**Entries with chart source code**
══════════════════════════════
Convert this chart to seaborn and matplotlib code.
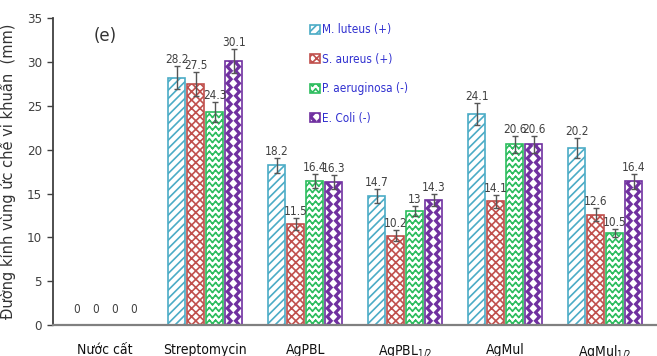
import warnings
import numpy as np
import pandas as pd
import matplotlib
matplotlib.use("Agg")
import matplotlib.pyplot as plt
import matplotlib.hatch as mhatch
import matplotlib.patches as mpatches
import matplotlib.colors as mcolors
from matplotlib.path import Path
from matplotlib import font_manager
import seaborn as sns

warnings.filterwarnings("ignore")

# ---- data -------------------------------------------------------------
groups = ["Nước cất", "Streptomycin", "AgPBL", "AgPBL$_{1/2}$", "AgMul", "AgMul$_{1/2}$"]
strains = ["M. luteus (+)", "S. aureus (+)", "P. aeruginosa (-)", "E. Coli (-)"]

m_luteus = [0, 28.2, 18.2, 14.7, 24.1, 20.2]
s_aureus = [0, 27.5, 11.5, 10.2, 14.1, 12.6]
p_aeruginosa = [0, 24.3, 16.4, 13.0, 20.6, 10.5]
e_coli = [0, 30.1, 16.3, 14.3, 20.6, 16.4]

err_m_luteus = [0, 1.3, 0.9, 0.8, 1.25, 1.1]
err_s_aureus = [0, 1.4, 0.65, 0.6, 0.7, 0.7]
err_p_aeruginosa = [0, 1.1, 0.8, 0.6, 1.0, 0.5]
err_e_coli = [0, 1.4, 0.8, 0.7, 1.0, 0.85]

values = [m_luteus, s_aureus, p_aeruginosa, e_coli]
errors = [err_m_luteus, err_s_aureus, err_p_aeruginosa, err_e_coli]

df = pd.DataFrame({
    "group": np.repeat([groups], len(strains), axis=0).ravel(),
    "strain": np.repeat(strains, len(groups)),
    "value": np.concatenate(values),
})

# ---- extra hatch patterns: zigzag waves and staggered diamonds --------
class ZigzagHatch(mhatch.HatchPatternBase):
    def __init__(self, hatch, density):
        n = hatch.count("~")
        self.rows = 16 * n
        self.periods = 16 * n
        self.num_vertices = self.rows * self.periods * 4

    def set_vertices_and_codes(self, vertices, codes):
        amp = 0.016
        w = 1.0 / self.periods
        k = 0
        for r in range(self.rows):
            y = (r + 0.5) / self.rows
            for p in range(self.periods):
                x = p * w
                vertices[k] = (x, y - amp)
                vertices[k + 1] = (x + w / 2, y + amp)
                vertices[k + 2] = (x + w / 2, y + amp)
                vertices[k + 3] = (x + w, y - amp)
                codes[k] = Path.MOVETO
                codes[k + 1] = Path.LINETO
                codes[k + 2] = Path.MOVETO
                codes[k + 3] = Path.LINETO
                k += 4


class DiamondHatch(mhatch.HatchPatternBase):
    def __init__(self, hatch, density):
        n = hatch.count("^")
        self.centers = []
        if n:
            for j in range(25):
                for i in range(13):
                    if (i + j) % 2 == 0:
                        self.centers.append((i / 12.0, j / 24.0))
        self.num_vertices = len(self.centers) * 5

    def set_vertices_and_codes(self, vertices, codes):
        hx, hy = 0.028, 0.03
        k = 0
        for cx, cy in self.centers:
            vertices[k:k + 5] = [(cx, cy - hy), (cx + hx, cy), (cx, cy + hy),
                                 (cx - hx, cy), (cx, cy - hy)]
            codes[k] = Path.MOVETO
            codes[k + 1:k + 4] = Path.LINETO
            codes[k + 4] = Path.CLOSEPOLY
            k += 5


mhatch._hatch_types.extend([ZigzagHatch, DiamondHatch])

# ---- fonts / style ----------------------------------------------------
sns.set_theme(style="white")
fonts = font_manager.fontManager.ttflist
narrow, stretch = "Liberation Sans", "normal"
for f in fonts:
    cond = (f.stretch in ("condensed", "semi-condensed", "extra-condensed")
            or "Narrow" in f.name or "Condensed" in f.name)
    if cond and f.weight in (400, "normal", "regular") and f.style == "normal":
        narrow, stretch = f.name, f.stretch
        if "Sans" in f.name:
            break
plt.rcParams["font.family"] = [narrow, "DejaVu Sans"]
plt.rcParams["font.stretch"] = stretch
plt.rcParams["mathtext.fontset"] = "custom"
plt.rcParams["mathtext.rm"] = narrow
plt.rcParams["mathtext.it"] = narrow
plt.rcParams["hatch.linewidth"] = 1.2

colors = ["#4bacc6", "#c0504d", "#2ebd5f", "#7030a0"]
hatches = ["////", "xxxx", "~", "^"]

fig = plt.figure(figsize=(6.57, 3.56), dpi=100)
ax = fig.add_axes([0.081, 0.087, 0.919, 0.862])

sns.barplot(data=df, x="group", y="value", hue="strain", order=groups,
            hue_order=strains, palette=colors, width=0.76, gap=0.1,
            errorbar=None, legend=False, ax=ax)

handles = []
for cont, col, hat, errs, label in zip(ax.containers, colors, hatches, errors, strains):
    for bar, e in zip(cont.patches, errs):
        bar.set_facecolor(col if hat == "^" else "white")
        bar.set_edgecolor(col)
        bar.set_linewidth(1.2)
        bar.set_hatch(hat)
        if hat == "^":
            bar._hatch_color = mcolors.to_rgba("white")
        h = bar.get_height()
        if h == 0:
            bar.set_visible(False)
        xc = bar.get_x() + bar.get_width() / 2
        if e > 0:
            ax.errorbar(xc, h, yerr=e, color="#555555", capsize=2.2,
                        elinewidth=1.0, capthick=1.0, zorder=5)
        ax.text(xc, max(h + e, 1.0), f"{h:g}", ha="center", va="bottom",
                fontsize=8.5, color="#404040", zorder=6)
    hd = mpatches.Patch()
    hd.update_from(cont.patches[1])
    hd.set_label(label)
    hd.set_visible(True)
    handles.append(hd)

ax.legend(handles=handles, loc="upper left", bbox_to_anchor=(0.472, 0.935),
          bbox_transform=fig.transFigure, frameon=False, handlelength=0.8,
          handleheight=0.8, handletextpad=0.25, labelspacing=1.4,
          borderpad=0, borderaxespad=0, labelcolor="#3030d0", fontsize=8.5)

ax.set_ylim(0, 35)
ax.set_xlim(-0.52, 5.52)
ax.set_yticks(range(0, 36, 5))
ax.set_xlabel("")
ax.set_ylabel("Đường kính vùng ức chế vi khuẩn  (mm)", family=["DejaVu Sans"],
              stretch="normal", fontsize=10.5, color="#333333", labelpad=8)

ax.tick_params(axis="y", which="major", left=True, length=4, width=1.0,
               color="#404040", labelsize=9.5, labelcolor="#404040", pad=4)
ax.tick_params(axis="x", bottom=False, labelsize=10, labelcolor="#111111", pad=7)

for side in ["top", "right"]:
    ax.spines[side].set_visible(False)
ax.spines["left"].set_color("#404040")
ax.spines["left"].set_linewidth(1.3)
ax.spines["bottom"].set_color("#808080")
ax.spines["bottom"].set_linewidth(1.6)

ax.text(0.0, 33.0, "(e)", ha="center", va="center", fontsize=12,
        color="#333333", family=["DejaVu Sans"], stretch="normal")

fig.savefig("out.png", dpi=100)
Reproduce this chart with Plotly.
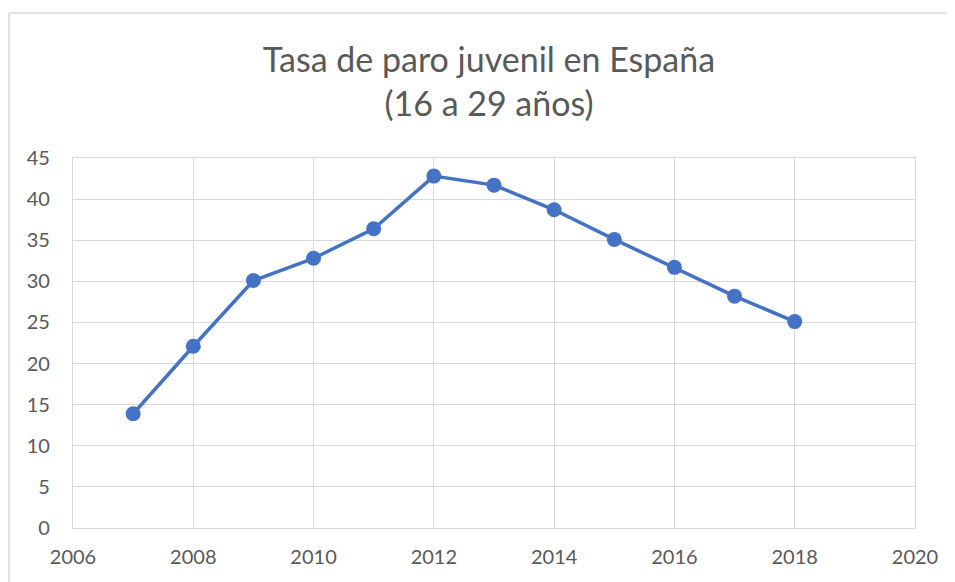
══════════════════════════════
**Required task**
Filter the records down to the lines that contain the string "this", and copy those lines.

**The result**
Convert this chart to seaborn and matplotlib code.
Reproduce this chart with Plotly.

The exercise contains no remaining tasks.